◆ Data segment ◆
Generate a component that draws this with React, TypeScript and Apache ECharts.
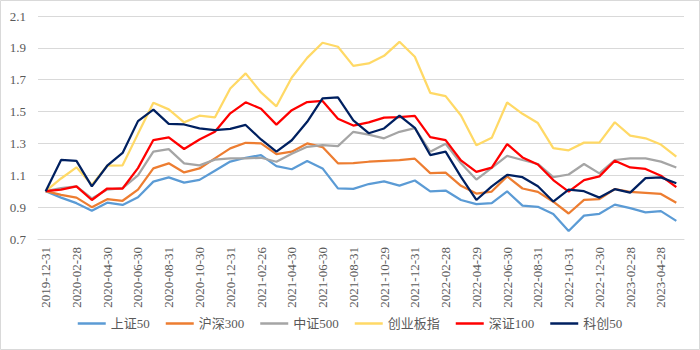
import React, { useEffect, useRef } from "react";
import * as echarts from "echarts";

const dates = [
  "2019-12-31", "2020-01-23", "2020-02-28", "2020-03-31", "2020-04-30", "2020-05-29",
  "2020-06-30", "2020-07-31", "2020-08-31", "2020-09-30", "2020-10-30", "2020-11-30",
  "2020-12-31", "2021-01-29", "2021-02-26", "2021-03-31", "2021-04-30", "2021-05-31",
  "2021-06-30", "2021-07-30", "2021-08-31", "2021-09-30", "2021-10-29", "2021-11-30",
  "2021-12-31", "2022-01-28", "2022-02-28", "2022-03-31", "2022-04-29", "2022-05-31",
  "2022-06-30", "2022-07-29", "2022-08-31", "2022-09-30", "2022-10-31", "2022-11-30",
  "2022-12-30", "2023-01-31", "2023-02-28", "2023-03-31", "2023-04-28", "2023-05-31",
];

const sz50 = [
  1.0, 0.96, 0.925, 0.878, 0.928, 0.914, 0.962, 1.06, 1.087, 1.054, 1.071, 1.129,
  1.186, 1.21, 1.227, 1.158, 1.138, 1.19, 1.143, 1.018, 1.015, 1.045, 1.062, 1.035,
  1.067, 0.999, 1.004, 0.945, 0.919, 0.925, 0.999, 0.91, 0.902, 0.857, 0.75, 0.847,
  0.858, 0.916, 0.894, 0.867, 0.875, 0.814,
];

const hs300 = [
  1.0, 0.977, 0.96, 0.9, 0.95, 0.94, 1.01, 1.143, 1.175, 1.118, 1.143, 1.206,
  1.269, 1.304, 1.3, 1.233, 1.248, 1.3, 1.277, 1.175, 1.176, 1.185, 1.19, 1.195,
  1.204, 1.114, 1.117, 1.034, 0.985, 0.998, 1.093, 1.017, 0.996, 0.934, 0.86, 0.946,
  0.951, 1.014, 0.996, 0.99, 0.983, 0.927,
];

const zz500 = [
  1.0, 1.02, 1.03, 0.955, 1.01, 1.02, 1.1, 1.249, 1.264, 1.175, 1.162, 1.198,
  1.206, 1.206, 1.21, 1.185, 1.235, 1.279, 1.29, 1.283, 1.373, 1.355, 1.332, 1.373,
  1.396, 1.248, 1.298, 1.175, 1.073, 1.146, 1.222, 1.196, 1.171, 1.089, 1.105, 1.171,
  1.112, 1.196, 1.206, 1.206, 1.186, 1.149,
];

const cyb = [
  1.0, 1.08, 1.15, 1.04, 1.16, 1.163, 1.36, 1.555, 1.514, 1.432, 1.474, 1.463,
  1.645, 1.74, 1.62, 1.533, 1.714, 1.837, 1.932, 1.907, 1.787, 1.802, 1.85, 1.938,
  1.844, 1.618, 1.597, 1.475, 1.288, 1.335, 1.557, 1.486, 1.428, 1.271, 1.257, 1.305,
  1.305, 1.433, 1.349, 1.332, 1.293, 1.217,
];

const sz100 = [
  1.0, 1.01, 1.03, 0.945, 1.017, 1.017, 1.145, 1.321, 1.338, 1.265, 1.325, 1.373,
  1.489, 1.558, 1.518, 1.418, 1.509, 1.56, 1.567, 1.455, 1.412, 1.432, 1.462, 1.465,
  1.473, 1.34, 1.321, 1.193, 1.121, 1.148, 1.296, 1.212, 1.168, 1.07, 0.998, 1.07,
  1.093, 1.191, 1.149, 1.14, 1.097, 1.026,
];

const kc50 = [
  1.0, 1.196, 1.19, 1.03, 1.16, 1.24, 1.44, 1.512, 1.423, 1.419, 1.394, 1.384,
  1.391, 1.416, 1.325, 1.248, 1.32, 1.436, 1.583, 1.589, 1.445, 1.364, 1.394, 1.474,
  1.398, 1.227, 1.248, 1.09, 0.945, 1.03, 1.103, 1.088, 1.031, 0.935, 1.01, 1.0,
  0.96, 1.013, 0.991, 1.082, 1.087, 1.05,
];

const seriesNames = ["上证50", "沪深300", "中证500", "创业板指", "深证100", "科创50"];
const seriesData = [sz50, hs300, zz500, cyb, sz100, kc50];
const colors = ["#5B9BD5", "#ED7D31", "#A5A5A5", "#FFD966", "#FF0000", "#002060"];

const FONT = "Liberation Serif, DejaVu Serif, Noto Sans CJK SC, serif";

export default function App() {
  const ref = useRef<HTMLDivElement>(null);
  useEffect(() => {
    if (!ref.current) return;
    const chart = echarts.init(ref.current, null, { renderer: "svg" });
    chart.setOption({
      animation: false,
      backgroundColor: "#FFFFFF",
      color: colors,
      textStyle: { fontFamily: FONT },
      graphic: [
        {
          type: "rect",
          shape: { x: 0.5, y: 0.5, width: 699, height: 349 },
          style: { fill: "none", stroke: "#D9D9D9", lineWidth: 1 },
          silent: true,
        },
      ],
      grid: { left: 38, right: 16, top: 16, bottom: 111, containLabel: false },
      legend: {
        bottom: 15,
        left: "center",
        icon: "rect",
        itemWidth: 28,
        itemHeight: 2.5,
        itemGap: 16,
        textStyle: { fontFamily: FONT, fontSize: 13, color: "#595959" },
        data: seriesNames,
      },
      xAxis: {
        type: "category",
        data: dates,
        boundaryGap: true,
        axisLine: { show: true, lineStyle: { color: "#D9D9D9", width: 1 } },
        axisTick: { show: false },
        axisLabel: {
          interval: 1,
          rotate: 90,
          margin: 8,
          fontFamily: FONT,
          fontSize: 13,
          color: "#595959",
        },
        splitLine: { show: false },
      },
      yAxis: {
        type: "value",
        min: 0.7,
        max: 2.1,
        interval: 0.2,
        axisLine: { show: false },
        axisTick: { show: false },
        axisLabel: {
          margin: 12,
          fontFamily: FONT,
          fontSize: 13,
          color: "#595959",
          formatter: (v: number) => v.toFixed(1),
        },
        splitLine: { show: true, lineStyle: { color: "#D9D9D9", width: 1 } },
      },
      series: seriesNames.map((name, i) => ({
        name,
        type: "line",
        data: seriesData[i],
        symbol: "none",
        showSymbol: false,
        lineStyle: { width: 2.25, color: colors[i] },
        itemStyle: { color: colors[i] },
      })),
    });
    return () => chart.dispose();
  }, []);
  return (
    <div
      ref={ref}
      style={{ position: "absolute", left: 0, top: 0, width: 700, height: 350 }}
    />
  );
}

◆ Your task ◆
Across the data, tally the lines containing "React" and give back the number alone.

◆ Result of this task ◆
2